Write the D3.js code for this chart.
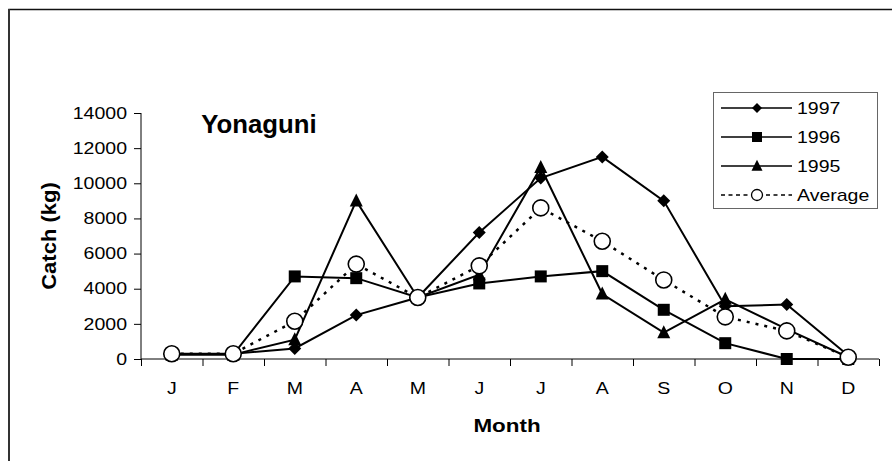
<!DOCTYPE html>
<html><head><meta charset="utf-8">
<script src="https://cdn.jsdelivr.net/npm/d3@7"></script>
<style>body{margin:0;background:#fff}svg{display:block}text{font-family:"Liberation Sans",Arial,sans-serif;fill:#000}</style>
</head><body><svg id="c" width="892" height="461"></svg>
<script>
const months = ["J","F","M","A","M","J","J","A","S","O","N","D"];
const yTicks = [0,2000,4000,6000,8000,10000,12000,14000];
const s1997 = [300,300,600,2500,3500,7200,10300,11500,9000,3000,3100,200];
const s1996 = [250,250,4700,4600,3500,4300,4700,5000,2800,900,0,0];
const s1995 = [250,250,1100,9000,3500,4800,10900,3700,1500,3400,1700,100];
const sAvg  = [300,300,2150,5400,3500,5300,8600,6700,4500,2400,1600,100];
const seriesNames = ["1997","1996","1995","Average"];

const svg = d3.select("#c");
const X0 = 141, X1 = 879, Y0 = 359, Y1 = 113;
const xb = d3.scaleLinear().domain([0,12]).range([X0,X1]);
const y = d3.scaleLinear().domain([0,14000]).range([Y0,Y1]);
const xc = i => xb(i + 0.5);

// outer border (only top and left visible)
svg.append("path").attr("d","M9,461V9.5H892").attr("fill","none").attr("stroke","#111").attr("stroke-width",1.5);
svg.append("line").attr("x1",9).attr("x2",9).attr("y1",9).attr("y2",461).attr("stroke","#333").attr("stroke-width",2);

function stext(g, x, yy, str, size, sx, weight, anchor){
  return g.append("text").attr("transform",`translate(${x},${yy}) scale(${sx},1)`)
    .attr("font-size",size).attr("font-weight",weight||"normal").attr("text-anchor",anchor||"start").text(str);
}

// axes
const yAxis = svg.append("g").attr("transform",`translate(${X0},0)`)
  .call(d3.axisLeft(y).tickValues(yTicks).tickSize(7).tickFormat(""));
yAxis.select(".domain").attr("d",`M0,${Y1}V${Y0}`);
const xAxis = svg.append("g").attr("transform",`translate(0,${Y0})`)
  .call(d3.axisBottom(xb).tickValues(d3.range(13)).tickSize(7).tickFormat(""));
xAxis.select(".domain").attr("d",`M${X0},0H${X1}`);
svg.selectAll(".domain,.tick line").attr("stroke","#000").attr("stroke-width",1);

const TF = 16, TS = 1.22;
yTicks.forEach(v => stext(svg, 127, y(v) + TF*0.36, String(v), TF, TS, "normal", "end"));
months.forEach((m,i) => stext(svg, xc(i), 394, m, TF, TS, "normal", "middle"));

stext(svg, 507, 432, "Month", 19, 1.18, "bold", "middle");
svg.append("text").attr("transform",`translate(56,236) rotate(-90) scale(1.1,1)`)
  .attr("font-size",20).attr("font-weight","bold").attr("text-anchor","middle").text("Catch (kg)");
stext(svg, 259, 133, "Yonaguni", 25, 1.03, "bold", "middle");

// markers
const mk = {
  diamond: h => `M0,${-h}L${h},0L0,${h}L${-h},0Z`,
  square: h => `M${-h},${-h}H${h}V${h}H${-h}Z`,
  triangle: h => `M0,${-h*1.15}L${h},${h*0.85}L${-h},${h*0.85}Z`
};
const series = [
  {name:seriesNames[0], data:s1997, shape:"diamond", dash:null},
  {name:seriesNames[1], data:s1996, shape:"square", dash:null},
  {name:seriesNames[2], data:s1995, shape:"triangle", dash:null},
  {name:seriesNames[3], data:sAvg, shape:"circle", dash:"3,6"}
];
const line = d3.line().x((d,i)=>xc(i)).y(d=>y(d));
const sizes = {diamond:6.5, square:6, triangle:6.5, circle:8};
series.forEach(s => {
  const g = svg.append("g");
  g.append("path").attr("d", line(s.data)).attr("fill","none").attr("stroke","#000")
    .attr("stroke-width", s.dash ? 2.5 : 2).attr("stroke-dasharray", s.dash);
  s.data.forEach((v,i) => {
    if (s.shape === "circle") {
      g.append("circle").attr("cx",xc(i)).attr("cy",y(v)).attr("r",sizes.circle)
        .attr("fill","#fff").attr("stroke","#000").attr("stroke-width",1.6);
    } else {
      g.append("path").attr("transform",`translate(${xc(i)},${y(v)})`).attr("d",mk[s.shape](sizes[s.shape])).attr("fill","#000");
    }
  });
});

// legend
const lg = svg.append("g");
lg.append("rect").attr("x",713.5).attr("y",92.5).attr("width",164).attr("height",116)
  .attr("fill","#fff").attr("stroke","#666").attr("stroke-width",1);
const lsz = {diamond:5, square:5, triangle:5.5, circle:5.5};
series.forEach((s,k) => {
  const ry = 108 + k*29;
  lg.append("line").attr("x1",721).attr("x2",792).attr("y1",ry).attr("y2",ry).attr("stroke","#000")
    .attr("stroke-width",s.dash?1.5:1.5).attr("stroke-dasharray", s.dash ? "4,3.5" : null);
  if (s.shape === "circle") {
    lg.append("circle").attr("cx",757).attr("cy",ry).attr("r",lsz.circle).attr("fill","#fff").attr("stroke","#000").attr("stroke-width",1.3);
  } else {
    lg.append("path").attr("transform",`translate(757,${ry})`).attr("d",mk[s.shape](lsz[s.shape])).attr("fill","#000");
  }
  stext(lg, 797, ry + TF*0.36, s.name, TF, TS, "normal", "start");
});
</script></body></html>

━━━━━━━━━━

▶ **To be done**: Without including any pictures, reproduce the listing exactly.

▶ **Solution to this task**:
Write the D3.js code for this chart.
<!DOCTYPE html>
<html><head><meta charset="utf-8">
<script src="https://cdn.jsdelivr.net/npm/d3@7"></script>
<style>body{margin:0;background:#fff}svg{display:block}text{font-family:"Liberation Sans",Arial,sans-serif;fill:#000}</style>
</head><body><svg id="c" width="892" height="461"></svg>
<script>
const months = ["J","F","M","A","M","J","J","A","S","O","N","D"];
const yTicks = [0,2000,4000,6000,8000,10000,12000,14000];
const s1997 = [300,300,600,2500,3500,7200,10300,11500,9000,3000,3100,200];
const s1996 = [250,250,4700,4600,3500,4300,4700,5000,2800,900,0,0];
const s1995 = [250,250,1100,9000,3500,4800,10900,3700,1500,3400,1700,100];
const sAvg  = [300,300,2150,5400,3500,5300,8600,6700,4500,2400,1600,100];
const seriesNames = ["1997","1996","1995","Average"];

const svg = d3.select("#c");
const X0 = 141, X1 = 879, Y0 = 359, Y1 = 113;
const xb = d3.scaleLinear().domain([0,12]).range([X0,X1]);
const y = d3.scaleLinear().domain([0,14000]).range([Y0,Y1]);
const xc = i => xb(i + 0.5);

// outer border (only top and left visible)
svg.append("path").attr("d","M9,461V9.5H892").attr("fill","none").attr("stroke","#111").attr("stroke-width",1.5);
svg.append("line").attr("x1",9).attr("x2",9).attr("y1",9).attr("y2",461).attr("stroke","#333").attr("stroke-width",2);

function stext(g, x, yy, str, size, sx, weight, anchor){
  return g.append("text").attr("transform",`translate(${x},${yy}) scale(${sx},1)`)
    .attr("font-size",size).attr("font-weight",weight||"normal").attr("text-anchor",anchor||"start").text(str);
}

// axes
const yAxis = svg.append("g").attr("transform",`translate(${X0},0)`)
  .call(d3.axisLeft(y).tickValues(yTicks).tickSize(7).tickFormat(""));
yAxis.select(".domain").attr("d",`M0,${Y1}V${Y0}`);
const xAxis = svg.append("g").attr("transform",`translate(0,${Y0})`)
  .call(d3.axisBottom(xb).tickValues(d3.range(13)).tickSize(7).tickFormat(""));
xAxis.select(".domain").attr("d",`M${X0},0H${X1}`);
svg.selectAll(".domain,.tick line").attr("stroke","#000").attr("stroke-width",1);

const TF = 16, TS = 1.22;
yTicks.forEach(v => stext(svg, 127, y(v) + TF*0.36, String(v), TF, TS, "normal", "end"));
months.forEach((m,i) => stext(svg, xc(i), 394, m, TF, TS, "normal", "middle"));

stext(svg, 507, 432, "Month", 19, 1.18, "bold", "middle");
svg.append("text").attr("transform",`translate(56,236) rotate(-90) scale(1.1,1)`)
  .attr("font-size",20).attr("font-weight","bold").attr("text-anchor","middle").text("Catch (kg)");
stext(svg, 259, 133, "Yonaguni", 25, 1.03, "bold", "middle");

// markers
const mk = {
  diamond: h => `M0,${-h}L${h},0L0,${h}L${-h},0Z`,
  square: h => `M${-h},${-h}H${h}V${h}H${-h}Z`,
  triangle: h => `M0,${-h*1.15}L${h},${h*0.85}L${-h},${h*0.85}Z`
};
const series = [
  {name:seriesNames[0], data:s1997, shape:"diamond", dash:null},
  {name:seriesNames[1], data:s1996, shape:"square", dash:null},
  {name:seriesNames[2], data:s1995, shape:"triangle", dash:null},
  {name:seriesNames[3], data:sAvg, shape:"circle", dash:"3,6"}
];
const line = d3.line().x((d,i)=>xc(i)).y(d=>y(d));
const sizes = {diamond:6.5, square:6, triangle:6.5, circle:8};
series.forEach(s => {
  const g = svg.append("g");
  g.append("path").attr("d", line(s.data)).attr("fill","none").attr("stroke","#000")
    .attr("stroke-width", s.dash ? 2.5 : 2).attr("stroke-dasharray", s.dash);
  s.data.forEach((v,i) => {
    if (s.shape === "circle") {
      g.append("circle").attr("cx",xc(i)).attr("cy",y(v)).attr("r",sizes.circle)
        .attr("fill","#fff").attr("stroke","#000").attr("stroke-width",1.6);
    } else {
      g.append("path").attr("transform",`translate(${xc(i)},${y(v)})`).attr("d",mk[s.shape](sizes[s.shape])).attr("fill","#000");
    }
  });
});

// legend
const lg = svg.append("g");
lg.append("rect").attr("x",713.5).attr("y",92.5).attr("width",164).attr("height",116)
  .attr("fill","#fff").attr("stroke","#666").attr("stroke-width",1);
const lsz = {diamond:5, square:5, triangle:5.5, circle:5.5};
series.forEach((s,k) => {
  const ry = 108 + k*29;
  lg.append("line").attr("x1",721).attr("x2",792).attr("y1",ry).attr("y2",ry).attr("stroke","#000")
    .attr("stroke-width",s.dash?1.5:1.5).attr("stroke-dasharray", s.dash ? "4,3.5" : null);
  if (s.shape === "circle") {
    lg.append("circle").attr("cx",757).attr("cy",ry).attr("r",lsz.circle).attr("fill","#fff").attr("stroke","#000").attr("stroke-width",1.3);
  } else {
    lg.append("path").attr("transform",`translate(757,${ry})`).attr("d",mk[s.shape](lsz[s.shape])).attr("fill","#000");
  }
  stext(lg, 797, ry + TF*0.36, s.name, TF, TS, "normal", "start");
});
</script></body></html>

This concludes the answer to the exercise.